Saying that, what do you think about the deep fake technology of “The Heart Part 5”?
The use of deep fake is extraordinary, although I couldn’t but wonder if this maybe wasn’t Kendrick Lamar but someone pretending to be him, using another deep fake! (Laughter) If that story came out in three months, now that would be interesting. I loved it because there were no frills. It’s smart, provocative, it draws you in. You want to see the moment that each face changed, save for the last transition, which is invisible and so effective. To talk about the notion, however, of the deep fake, I believe the first time it was used wasn’t visual at all, but rather when Orson Welles did his version of H.G. Wells’ “War of the Worlds” [a 1938 fictional radio show about an alien invasion that caused panic when many people thought it was real].
An aural deep fake!
The effect was similar to Lamar’s visual deep fake, especially because you didn’t know what to expect, so it freaked you out. Unlike most theatrical productions for radio, Welles put his together as a [fake] news broadcast, interrupting a normal evening’s usual entertainment. He took things to the extreme with the broadcast and all of its real-life bells and whistles.
What do you think of some of the downsides of deep fake technology, like an actor’s face being used for pornography, or Jay-Z’s voice reciting Shakespeare?
My opinion of deep fakes is that it is another example of what the human species does best: screw things up. Just because you can do something, doesn’t mean that you should. That’s always the danger with new technology: those using it for good, those using it for not-so-good. Perhaps, now that we’re aware of deep fake’s potential, there’s someone out there working on an algorithm, app or software that can detect deep fakes. And if someone isn’t doing this already, there damn well should be.
It’s interesting that amid all of your truly elaborate videos — the cinematic “Girls on Film,” the techno clutter of “Rock It” — the stark simplicity of “Cry” is still your most evocative work.
Gosh. As with most video work I’ve been involved with, it comes down to the element of chance. You never really know what’s going to come out or what’s going to come from it until you put the thing together.

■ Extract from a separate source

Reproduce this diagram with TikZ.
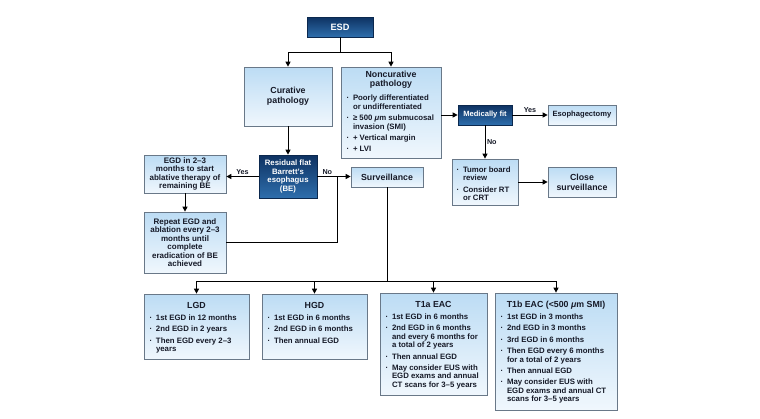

If you’re lucky, it will grow into something better than you thought it would in the first place. That’s what happened with “Cry”: one idea, faces turning into other faces. No cutaways. No exotic environments. If you looked away, you missed a transition. While so many videos then had an overabundance of elements, this was the polar opposite, with as few as possible. Plus, the video fit the track, an example of a piece of music fitting a piece of film to its best effect. It was hypnotic.
Can you discuss where your video work is going next?
Godley: Along with two screenplays — one about Orson Welles that we came close to producing before Covid put a spanner in the works — I’m working on visual content for a proposed opera of which I’m slated to write its libretto and I’m joining a video games company called Athena Worlds. That’s where so much of the future of visual content has headed. I’ve never been a busier chap.